Goal: Send each entry back exactly as given, pictures excluded.

>>>

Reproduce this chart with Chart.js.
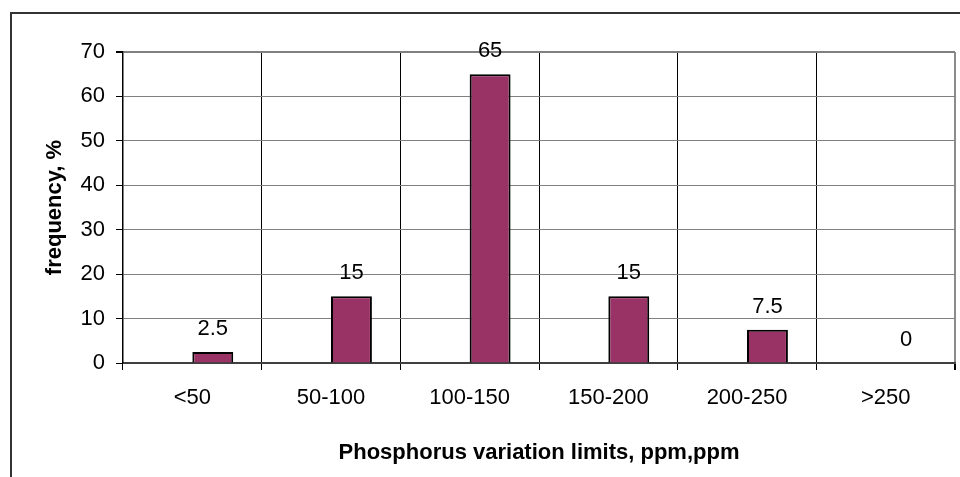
<!DOCTYPE html>
<html>
<head>
<meta charset="utf-8">
<script src="https://cdn.jsdelivr.net/npm/chart.js@4/dist/chart.umd.min.js"></script>
<style>
  html, body { margin: 0; padding: 0; background: #fff; }
  #wrap { width: 960px; height: 477px; }
</style>
</head>
<body>
<div id="wrap"><canvas id="phChart" width="960" height="477"></canvas></div>
<script>
const categories = ['<50', '50-100', '100-150', '150-200', '200-250', '>250'];
const frequency = [2.5, 15, 65, 15, 7.5, 0];
const emptySeries = [null, null, null, null, null, null];
const yTicks = [0, 10, 20, 30, 40, 50, 60, 70];

const FONT = 'Liberation Sans, Arial, sans-serif';
Chart.defaults.font.family = FONT;
Chart.defaults.color = '#000';

// outer frame of the chart object (only top and left visible)
const framePlugin = {
  id: 'frame',
  beforeDraw(chart) {
    const ctx = chart.ctx;
    ctx.save();
    ctx.strokeStyle = '#333';
    ctx.lineWidth = 2;
    ctx.strokeRect(11, 13, 1000, 500);
    ctx.restore();
  }
};

// value labels above the bars
const valueLabels = {
  id: 'valueLabels',
  afterDatasetsDraw(chart) {
    const ctx = chart.ctx;
    const meta = chart.getDatasetMeta(1);
    ctx.save();
    ctx.font = '22px ' + FONT;
    ctx.fillStyle = '#000';
    ctx.textAlign = 'center';
    ctx.textBaseline = 'middle';
    meta.data.forEach((bar, i) => {
      ctx.fillText(String(frequency[i]), bar.x, bar.y - 23);
    });
    ctx.restore();
  }
};

const chart = new Chart(document.getElementById('phChart'), {
  type: 'bar',
  data: {
    labels: categories,
    datasets: [
      { data: emptySeries },
      {
        data: frequency,
        backgroundColor: '#993366',
        borderColor: '#000',
        borderWidth: 2,
      },
    ],
  },
  options: {
    responsive: false,
    animation: false,
    categoryPercentage: 0.59,
    barPercentage: 1,
    layout: { padding: { top: 52, right: 5, left: 0, bottom: 0 } },
    plugins: { legend: { display: false }, tooltip: { enabled: false } },
    scales: {
      x: {
        afterFit: (s) => { s.height = 114; },
        grid: {
          offset: true,
          color: (c) => (c.type === 'tick' ? '#000' : '#8c8c8c'),
          lineWidth: (c) => (c.type === 'tick' ? 1 : 2),
          tickColor: '#000',
          tickLength: 7,
        },
        border: { color: '#404040', width: 1.5 },
        ticks: { font: { size: 22 }, padding: 15, color: '#000' },
        title: {
          display: true,
          text: 'Phosphorus variation limits, ppm,ppm',
          font: { size: 22, weight: 'bold' },
          color: '#000',
          padding: { top: 0, bottom: 11 },
        },
      },
      y: {
        min: 0,
        max: 70,
        afterFit: (s) => { s.width = 123; },
        afterBuildTicks: (s) => { s.ticks = yTicks.map((v) => ({ value: v })); },
        grid: {
          color: (c) => (c.tick && c.tick.value === 0 ? '#404040' : '#808080'),
          lineWidth: (c) => (c.tick && c.tick.value === 70 ? 2 : 1),
          tickColor: '#000',
          tickLength: 7,
        },
        border: { color: '#000', width: 1.5 },
        ticks: { font: { size: 22 }, padding: 11, color: '#000' },
        title: {
          display: true,
          text: 'frequency, %',
          font: { size: 22, weight: 'bold' },
          color: '#000',
          padding: { top: 42, bottom: 0 },
        },
      },
    },
  },
  plugins: [framePlugin, valueLabels],
});
</script>
</body>
</html>
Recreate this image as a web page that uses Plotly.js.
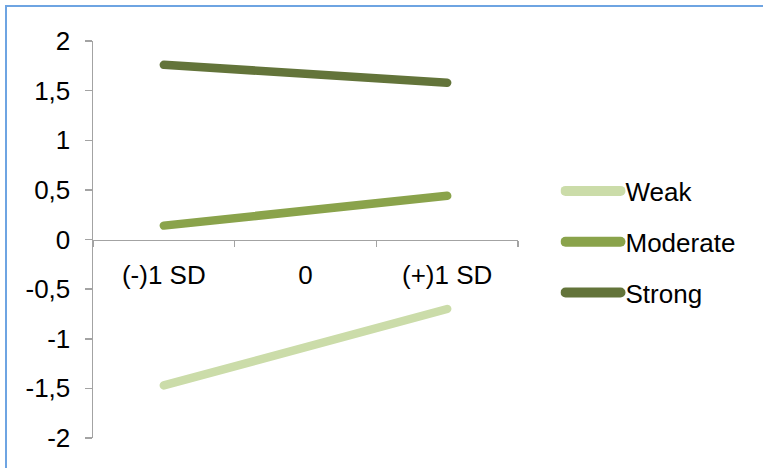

<<<

Solution to this exercise:
Reproduce this chart with Chart.js.
<!DOCTYPE html>
<html>
<head>
<meta charset="utf-8">
<script src="https://cdn.jsdelivr.net/npm/chart.js@4/dist/chart.umd.min.js"></script>
<style>
  html, body { margin: 0; padding: 0; background: #fff; }
  #wrap { width: 960px; height: 477px; }
</style>
</head>
<body>
<div id="wrap"><canvas id="phChart" width="960" height="477"></canvas></div>
<script>
const categories = ['<50', '50-100', '100-150', '150-200', '200-250', '>250'];
const frequency = [2.5, 15, 65, 15, 7.5, 0];
const emptySeries = [null, null, null, null, null, null];
const yTicks = [0, 10, 20, 30, 40, 50, 60, 70];

const FONT = 'Liberation Sans, Arial, sans-serif';
Chart.defaults.font.family = FONT;
Chart.defaults.color = '#000';

// outer frame of the chart object (only top and left visible)
const framePlugin = {
  id: 'frame',
  beforeDraw(chart) {
    const ctx = chart.ctx;
    ctx.save();
    ctx.strokeStyle = '#333';
    ctx.lineWidth = 2;
    ctx.strokeRect(11, 13, 1000, 500);
    ctx.restore();
  }
};

// value labels above the bars
const valueLabels = {
  id: 'valueLabels',
  afterDatasetsDraw(chart) {
    const ctx = chart.ctx;
    const meta = chart.getDatasetMeta(1);
    ctx.save();
    ctx.font = '22px ' + FONT;
    ctx.fillStyle = '#000';
    ctx.textAlign = 'center';
    ctx.textBaseline = 'middle';
    meta.data.forEach((bar, i) => {
      ctx.fillText(String(frequency[i]), bar.x, bar.y - 23);
    });
    ctx.restore();
  }
};

const chart = new Chart(document.getElementById('phChart'), {
  type: 'bar',
  data: {
    labels: categories,
    datasets: [
      { data: emptySeries },
      {
        data: frequency,
        backgroundColor: '#993366',
        borderColor: '#000',
        borderWidth: 2,
      },
    ],
  },
  options: {
    responsive: false,
    animation: false,
    categoryPercentage: 0.59,
    barPercentage: 1,
    layout: { padding: { top: 52, right: 5, left: 0, bottom: 0 } },
    plugins: { legend: { display: false }, tooltip: { enabled: false } },
    scales: {
      x: {
        afterFit: (s) => { s.height = 114; },
        grid: {
          offset: true,
          color: (c) => (c.type === 'tick' ? '#000' : '#8c8c8c'),
          lineWidth: (c) => (c.type === 'tick' ? 1 : 2),
          tickColor: '#000',
          tickLength: 7,
        },
        border: { color: '#404040', width: 1.5 },
        ticks: { font: { size: 22 }, padding: 15, color: '#000' },
        title: {
          display: true,
          text: 'Phosphorus variation limits, ppm,ppm',
          font: { size: 22, weight: 'bold' },
          color: '#000',
          padding: { top: 0, bottom: 11 },
        },
      },
      y: {
        min: 0,
        max: 70,
        afterFit: (s) => { s.width = 123; },
        afterBuildTicks: (s) => { s.ticks = yTicks.map((v) => ({ value: v })); },
        grid: {
          color: (c) => (c.tick && c.tick.value === 0 ? '#404040' : '#808080'),
          lineWidth: (c) => (c.tick && c.tick.value === 70 ? 2 : 1),
          tickColor: '#000',
          tickLength: 7,
        },
        border: { color: '#000', width: 1.5 },
        ticks: { font: { size: 22 }, padding: 11, color: '#000' },
        title: {
          display: true,
          text: 'frequency, %',
          font: { size: 22, weight: 'bold' },
          color: '#000',
          padding: { top: 42, bottom: 0 },
        },
      },
    },
  },
  plugins: [framePlugin, valueLabels],
});
</script>
</body>
</html>
Recreate this image as a web page that uses Plotly.js.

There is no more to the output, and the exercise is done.